-- Begin --
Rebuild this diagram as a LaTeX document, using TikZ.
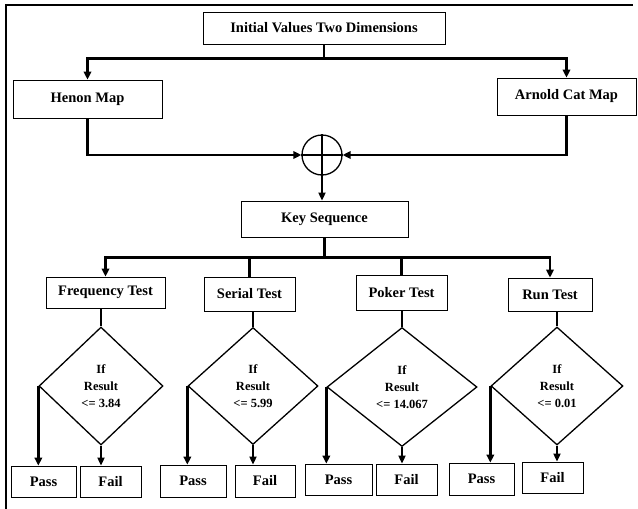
\documentclass[tikz,border=0pt]{standalone}
\usepackage{fontspec}
\setmainfont{Liberation Serif}
\usepackage{tikz}
\usetikzlibrary{shapes.geometric, arrows.meta, positioning}
\tikzstyle{block} = [rectangle, draw=black, line width=0.8pt, inner sep=0pt, text centered, font=\fontsize{14.5}{17}\selectfont\bfseries]
\tikzstyle{decision} = [diamond, draw=black, line width=1.3pt, inner sep=0pt, align=center, font=\fontsize{12.5}{17}\selectfont\bfseries]
\tikzstyle{xorop} = [circle, draw=black, line width=1.3pt, minimum size=40pt, inner sep=0pt]
\tikzstyle{arrow} = [line width=2.6pt, -{Triangle[length=8pt,width=7.5pt]}]
\tikzstyle{thinarrow} = [line width=1.8pt, -{Triangle[length=8pt,width=7pt]}]
\tikzstyle{link} = [line width=2.6pt]

\begin{document}
\begin{tikzpicture}[x=1pt, y=-1pt]
    \useasboundingbox (0,0) rectangle (638,509);
    \draw[line width=1.5pt] (6,509) -- (6,5) -- (633,5);

    \node[block, minimum width=242pt, minimum height=32pt] (init) at (324,28) {Initial Values Two Dimensions};
    \node[block, minimum width=149pt, minimum height=38pt] (henon) at (87.5,99) {Henon Map};
    \node[block, minimum width=139pt, minimum height=37pt] (arnold) at (566.5,96.5) {Arnold Cat Map};
    \node[xorop] (xor) at (322,155) {};
    \node[block, minimum width=167pt, minimum height=36pt] (keyseq) at (324.5,219) {Key Sequence};

    % tests
    \node[block, minimum width=119pt, minimum height=31pt] (freq) at (105.5,292.5) {Frequency Test};
    \node[block, minimum width=91pt, minimum height=34pt] (serial) at (249.5,294) {Serial Test};
    \node[block, minimum width=91pt, minimum height=35pt] (poker) at (401.5,292.5) {Poker Test};
    \node[block, minimum width=84pt, minimum height=33pt] (run) at (550,294.5) {Run Test};

    \node[decision, minimum width=124pt, minimum height=118pt] (dfreq) at (101,386) {If\\Result\\<= 3.84};
    \node[decision, minimum width=130pt, minimum height=117pt] (dserial) at (253,386) {If\\Result\\<= 5.99};
    \node[decision, minimum width=150pt, minimum height=119pt] (dpoker) at (402,387) {If\\Result\\<= 14.067};
    \node[decision, minimum width=132pt, minimum height=118pt] (drun) at (557,386) {If\\Result\\<= 0.01};

    \node[block, minimum width=65pt, minimum height=31pt] (pfreq) at (43.5,481.5) {Pass};
    \node[block, minimum width=61pt, minimum height=31pt] (ffreq) at (110.5,481.5) {Fail};
    \node[block, minimum width=66pt, minimum height=32pt] (pserial) at (193,481) {Pass};
    \node[block, minimum width=60pt, minimum height=32pt] (fserial) at (265,481) {Fail};
    \node[block, minimum width=67pt, minimum height=31pt] (ppoker) at (338.5,479.5) {Pass};
    \node[block, minimum width=61pt, minimum height=31pt] (fpoker) at (406.5,479.5) {Fail};
    \node[block, minimum width=65pt, minimum height=32pt] (prun) at (481.5,479) {Pass};
    \node[block, minimum width=61pt, minimum height=31pt] (frun) at (552.5,477.5) {Fail};

    \coordinate[below=14pt of init.south] (top);
    \coordinate[below=20pt of keyseq.south] (hub);

    \draw[link] (init.south) -- (top);
    \draw[arrow] (top) -| (henon.north);
    \draw[arrow] (top) -| (arnold.north);
    \draw[arrow] (henon.south) |- (xor.west);
    \draw[arrow] (arnold.south) |- (xor.east);
    \draw[line width=1.3pt] (xor.north) -- (xor.south) (xor.west) -- (xor.east);
    \draw[thinarrow] (xor.south) -- (xor.south |- keyseq.north);

    \draw[link] (keyseq.south) -- (hub);
    \draw[arrow] (hub) -| (freq.north);
    \draw[link] (hub) -| (serial.north);
    \draw[link] (hub) -| (poker.north);
    \draw[arrow] (hub) -| (run.north);

    \draw[link] (dfreq.north |- freq.south) -- (dfreq.north);
    \draw[link] (dserial.north |- serial.south) -- (dserial.north);
    \draw[link] (dpoker.north |- poker.south) -- (dpoker.north);
    \draw[link] (drun.north |- run.south) -- (drun.north);

    \draw[arrow] (dfreq.west) -- (dfreq.west |- pfreq.north);
    \draw[thinarrow] (dfreq.south) -- (dfreq.south |- ffreq.north);
    \draw[arrow] (dserial.west) -- (dserial.west |- pserial.north);
    \draw[thinarrow] (dserial.south) -- (dserial.south |- fserial.north);
    \draw[arrow] (dpoker.west) -- (dpoker.west |- ppoker.north);
    \draw[thinarrow] (dpoker.south) -- (dpoker.south |- fpoker.north);
    \draw[arrow] (drun.west) -- (drun.west |- prun.north);
    \draw[thinarrow] (drun.south) -- (drun.south |- frun.north);
\end{tikzpicture}
\end{document}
-- End --
Return nothing but the lines running from the start of the data to the line with "(6,5) -- (633,5);", please, both ends included and no pictures.

▶ [Answer in full]
Rebuild this diagram as a LaTeX document, using TikZ.
\documentclass[tikz,border=0pt]{standalone}
\usepackage{fontspec}
\setmainfont{Liberation Serif}
\usepackage{tikz}
\usetikzlibrary{shapes.geometric, arrows.meta, positioning}
\tikzstyle{block} = [rectangle, draw=black, line width=0.8pt, inner sep=0pt, text centered, font=\fontsize{14.5}{17}\selectfont\bfseries]
\tikzstyle{decision} = [diamond, draw=black, line width=1.3pt, inner sep=0pt, align=center, font=\fontsize{12.5}{17}\selectfont\bfseries]
\tikzstyle{xorop} = [circle, draw=black, line width=1.3pt, minimum size=40pt, inner sep=0pt]
\tikzstyle{arrow} = [line width=2.6pt, -{Triangle[length=8pt,width=7.5pt]}]
\tikzstyle{thinarrow} = [line width=1.8pt, -{Triangle[length=8pt,width=7pt]}]
\tikzstyle{link} = [line width=2.6pt]

\begin{document}
\begin{tikzpicture}[x=1pt, y=-1pt]
    \useasboundingbox (0,0) rectangle (638,509);
    \draw[line width=1.5pt] (6,509) -- (6,5) -- (633,5);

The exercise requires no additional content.